TASK OBJECTIVE: Repeat the material exactly from its first line to the line that includes "(c1) at (314,267)". Skip pictures.

■ ■ ■

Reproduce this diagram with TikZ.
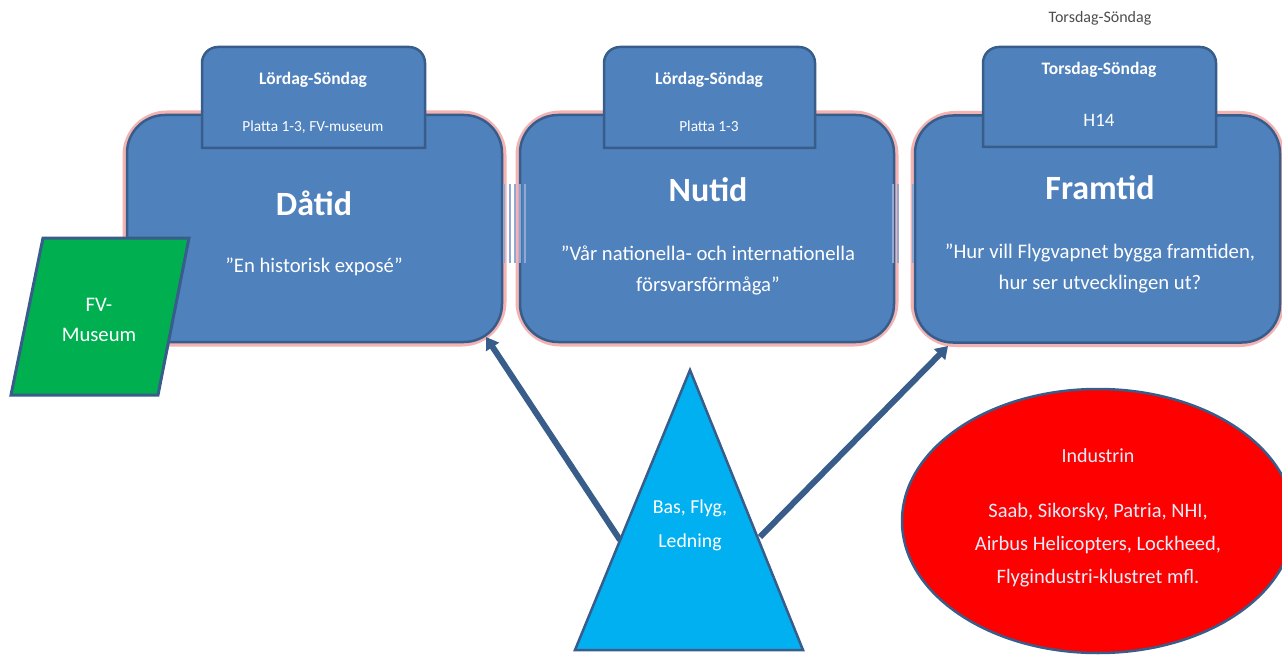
\documentclass[tikz,border=0pt]{standalone}
\usepackage{fontspec}
\setmainfont{Carlito}
\usetikzlibrary{shapes.geometric,arrows.meta}
\definecolor{boxblue}{HTML}{4F81BD}
\definecolor{edgeblue}{HTML}{385D8A}
\definecolor{glow}{HTML}{F0A0A0}
\definecolor{fvgreen}{HTML}{00B050}
\definecolor{triblue}{HTML}{00B0F0}
\definecolor{pipe}{HTML}{8FA9D3}
\definecolor{indtext}{HTML}{E6EEFA}

\tikzset{
 tidbox/.style={rectangle, rounded corners=38pt, draw=edgeblue, fill=boxblue, line width=2.5pt,
   inner sep=0pt, minimum height=227pt},
 glowbox/.style={rectangle, rounded corners=40pt, draw=glow, line width=9pt, opacity=.8,
   inner sep=0pt, minimum height=227pt},
 tabshape/.style={draw=edgeblue, fill=boxblue, line width=2.5pt},
 dagtxt/.style={text=white, font=\fontsize{17.5}{20}\selectfont\bfseries},
 platstxt/.style={text=white, font=\fontsize{15.4}{18}\selectfont},
 titel/.style={text=white, font=\fontsize{34}{38}\selectfont\bfseries},
 citat/.style={text=white, align=center, font=\fontsize{20.7}{31}\selectfont},
 pil/.style={draw=edgeblue, line width=6pt, -{Triangle[length=12pt,width=15pt]}},
 pipelines/.style={draw=pipe, line width=1.2pt}
}

\begin{document}
\begin{tikzpicture}[x=1pt, y=-1pt]
\useasboundingbox (0,0) rectangle (1282,655);

\node[text=black!70, font=\fontsize{16}{18}\selectfont] (topdag) at (1100,18) {Torsdag-Söndag};

% Dåtid
\node[glowbox, minimum width=375pt] (datidglow) at (314.5,228.5) {};
\node[tidbox, minimum width=375pt] (datid) at (314.5,228.5) {};
\filldraw[tabshape] (202,148) -- (202,63) arc[start angle=180, end angle=270, radius=16]
 -- (409,47) arc[start angle=270, end angle=360, radius=16] -- (425,148) -- cycle;
\node[dagtxt] (dag1) at (313,80) {Lördag-Söndag};
\node[platstxt] (plats1) at (313,127) {Platta 1-3, FV-museum};
\node[titel] (t1) at (314,203) {Dåtid};
\node[citat] (c1) at (314,267) {”En historisk exposé”};

% Nutid
\node[glowbox, minimum width=374pt] (nutidglow) at (707,228.5) {};
\node[tidbox, minimum width=374pt] (nutid) at (707,228.5) {};
\filldraw[tabshape] (604,148) -- (604,63) arc[start angle=180, end angle=270, radius=16]
 -- (799,47) arc[start angle=270, end angle=360, radius=16] -- (815,148) -- cycle;
\node[dagtxt] (dag2) at (709,80) {Lördag-Söndag};
\node[platstxt] (plats2) at (709,126) {Platta 1-3};
\node[titel] (t2) at (708,190) {Nutid};
\node[citat] (c2) at (708,270) {”Vår nationella- och internationella\\försvarsförmåga”};

% Framtid
\node[glowbox, minimum width=365pt] (framtidglow) at (1097.5,229) {};
\node[tidbox, minimum width=365pt] (framtid) at (1097.5,229) {};
\filldraw[tabshape] (983,147) -- (983,63) arc[start angle=180, end angle=270, radius=16]
 -- (1200,47) arc[start angle=270, end angle=360, radius=16] -- (1216,147) -- cycle;
\node[dagtxt] (dag3) at (1099,70) {Torsdag-Söndag};
\node[text=white, font=\fontsize{19}{22}\selectfont] (plats3) at (1099,120) {H14};
\node[titel] (t3) at (1100,188) {Framtid};
\node[citat] (c3) at (1100,268) {”Hur vill Flygvapnet bygga framtiden,\\hur ser utvecklingen ut?};

% pipes
\foreach \px in {504,510,515,520,525} \draw[pipelines] (\px,184) -- (\px,263);
\foreach \px in {893,898,913} \draw[pipelines] (\px,184) -- (\px,263);

% FV-Museum
\coordinate (fvtl) at (43,238);
\coordinate (fvtr) at (189,238);
\coordinate (fvbr) at (158,395);
\coordinate (fvbl) at (11,395);
\filldraw[draw=edgeblue, fill=fvgreen, line width=3pt] (fvtl) -- (fvtr) -- (fvbr) -- (fvbl) -- cycle;
\node[text=white, align=center, font=\fontsize{20.7}{30}\selectfont] (fv) at (99,320) {FV-\\Museum};

% triangel
\coordinate (apex) at (690,370);
\coordinate (bl) at (575,650);
\coordinate (br) at (803,650);
\filldraw[draw=edgeblue, fill=triblue, line width=2.5pt] (apex) -- (br) -- (bl) -- cycle;
\node[text=white, align=center, font=\fontsize{19.8}{34}\selectfont] (bfl) at (690,525) {Bas, Flyg,\\Ledning};

\coordinate (p1) at (620,540);
\coordinate (p2) at (760,537);
\coordinate (d1) at (486,337);
\coordinate (f1) at (948,346);
\draw[pil] (p1) -- (d1);
\draw[pil] (p2) -- (f1);

% industrin
\node[ellipse, fill=red, draw=edgeblue, line width=2.5pt, minimum width=392pt, minimum height=264pt] (ind) at (1098,521) {};
\node[text=indtext, font=\fontsize{20}{22}\selectfont] (indrub) at (1098,456) {Industrin};
\node[text=indtext, align=center, font=\fontsize{20.5}{33}\selectfont] (indlist) at (1098,545)
 {Saab, Sikorsky, Patria, NHI,\\Airbus Helicopters,\ Lockheed,\\Flygindustri-klustret mfl.};
\end{tikzpicture}
\end{document}
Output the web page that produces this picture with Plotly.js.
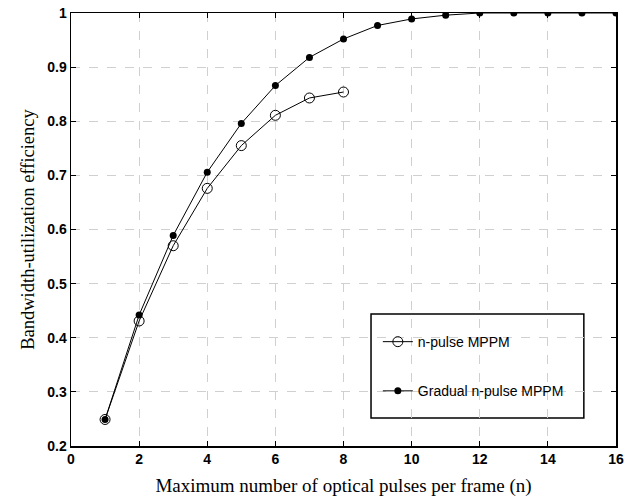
<!DOCTYPE html>
<html>
<head>
<meta charset="utf-8">
<script src="https://cdn.plot.ly/plotly-3.0.1.min.js"></script>
<style>html,body{margin:0;padding:0;background:#fff;}#chart{width:637px;height:497px;}</style>
</head>
<body>
<div id="chart"></div>
<script>
const nPulseX = [1, 2, 3, 4, 5, 6, 7, 8];
const nPulseY = [0.249, 0.431, 0.570, 0.676, 0.755, 0.811, 0.843, 0.854];
const gradualX = [1, 2, 3, 4, 5, 6, 7, 8, 9, 10, 11, 12, 13, 14, 15, 16];
const gradualY = [0.249, 0.442, 0.589, 0.706, 0.796, 0.866, 0.918, 0.952, 0.977, 0.989, 0.996, 1.0, 1.0, 1.0, 1.0, 1.0];
const xTicks = [0, 2, 4, 6, 8, 10, 12, 14, 16];
const yTicks = [0.2, 0.3, 0.4, 0.5, 0.6, 0.7, 0.8, 0.9, 1];
const yTickText = ['0.2', '0.3', '0.4', '0.5', '0.6', '0.7', '0.8', '0.9', '1'];

const traces = [
  {
    x: nPulseX, y: nPulseY, name: 'n-pulse MPPM', mode: 'lines+markers', legendgroup: 'a',
    line: {color: '#000', width: 1},
    marker: {symbol: 'circle-open', size: 10, color: '#000', line: {width: 1, color: '#000'}}
  },
  {
    x: gradualX, y: gradualY, name: 'Gradual n-pulse MPPM', mode: 'lines+markers', legendgroup: 'b',
    line: {color: '#000', width: 1},
    marker: {symbol: 'circle', size: 7, color: '#000'}
  }
];

const axisCommon = {
  showline: true, linecolor: '#000', linewidth: 1.5, mirror: 'ticks',
  ticks: 'inside', ticklen: 5, tickcolor: '#000',
  showgrid: true, gridcolor: '#d0d0d0', griddash: 'dash', gridwidth: 1,
  zeroline: false,
  tickfont: {family: 'Liberation Sans, Arial, sans-serif', size: 14, color: '#000', weight: 'bold'}
};

const layout = {
  width: 637, height: 497,
  margin: {l: 71, r: 21, t: 13, b: 51},
  paper_bgcolor: '#fff', plot_bgcolor: '#fff',
  showlegend: true,
  xaxis: Object.assign({}, axisCommon, {
    range: [0, 16], tickvals: xTicks, ticktext: xTicks.map(String),
    title: {text: 'Maximum number of optical pulses per frame (n)', standoff: 12,
      font: {family: 'Liberation Serif, Times New Roman, serif', size: 19, color: '#000'}}
  }),
  yaxis: Object.assign({}, axisCommon, {
    range: [0.2, 1], tickvals: yTicks, ticktext: yTickText,
    title: {text: 'Bandwidth-utilization efficiency', standoff: 8,
      font: {family: 'Liberation Serif, Times New Roman, serif', size: 18.5, color: '#000'}}
  }),
  legend: {
    x: 0.563, y: 0.277, xanchor: 'left', yanchor: 'top',
    bgcolor: 'rgba(0,0,0,0)', borderwidth: 0,
    tracegroupgap: 28, traceorder: 'grouped',
    font: {family: 'Liberation Sans, Arial, sans-serif', size: 14, color: '#000'}
  },
  shapes: [
    {type: 'rect', xref: 'paper', yref: 'paper', x0: 0.5505, x1: 0.941, y0: 0.0647, y1: 0.305,
     line: {color: '#000', width: 1.5}, fillcolor: '#fff', layer: 'below'}
  ]
};

Plotly.newPlot('chart', traces, layout, {displayModeBar: false, staticPlot: true});
</script>
</body>
</html>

■ ■ ■

EXERCISE SOLUTION:
Reproduce this diagram with TikZ.
\documentclass[tikz,border=0pt]{standalone}
\usepackage{fontspec}
\setmainfont{Carlito}
\usetikzlibrary{shapes.geometric,arrows.meta}
\definecolor{boxblue}{HTML}{4F81BD}
\definecolor{edgeblue}{HTML}{385D8A}
\definecolor{glow}{HTML}{F0A0A0}
\definecolor{fvgreen}{HTML}{00B050}
\definecolor{triblue}{HTML}{00B0F0}
\definecolor{pipe}{HTML}{8FA9D3}
\definecolor{indtext}{HTML}{E6EEFA}

\tikzset{
 tidbox/.style={rectangle, rounded corners=38pt, draw=edgeblue, fill=boxblue, line width=2.5pt,
   inner sep=0pt, minimum height=227pt},
 glowbox/.style={rectangle, rounded corners=40pt, draw=glow, line width=9pt, opacity=.8,
   inner sep=0pt, minimum height=227pt},
 tabshape/.style={draw=edgeblue, fill=boxblue, line width=2.5pt},
 dagtxt/.style={text=white, font=\fontsize{17.5}{20}\selectfont\bfseries},
 platstxt/.style={text=white, font=\fontsize{15.4}{18}\selectfont},
 titel/.style={text=white, font=\fontsize{34}{38}\selectfont\bfseries},
 citat/.style={text=white, align=center, font=\fontsize{20.7}{31}\selectfont},
 pil/.style={draw=edgeblue, line width=6pt, -{Triangle[length=12pt,width=15pt]}},
 pipelines/.style={draw=pipe, line width=1.2pt}
}

\begin{document}
\begin{tikzpicture}[x=1pt, y=-1pt]
\useasboundingbox (0,0) rectangle (1282,655);

\node[text=black!70, font=\fontsize{16}{18}\selectfont] (topdag) at (1100,18) {Torsdag-Söndag};

% Dåtid
\node[glowbox, minimum width=375pt] (datidglow) at (314.5,228.5) {};
\node[tidbox, minimum width=375pt] (datid) at (314.5,228.5) {};
\filldraw[tabshape] (202,148) -- (202,63) arc[start angle=180, end angle=270, radius=16]
 -- (409,47) arc[start angle=270, end angle=360, radius=16] -- (425,148) -- cycle;
\node[dagtxt] (dag1) at (313,80) {Lördag-Söndag};
\node[platstxt] (plats1) at (313,127) {Platta 1-3, FV-museum};
\node[titel] (t1) at (314,203) {Dåtid};
\node[citat] (c1) at (314,267) {”En historisk exposé”};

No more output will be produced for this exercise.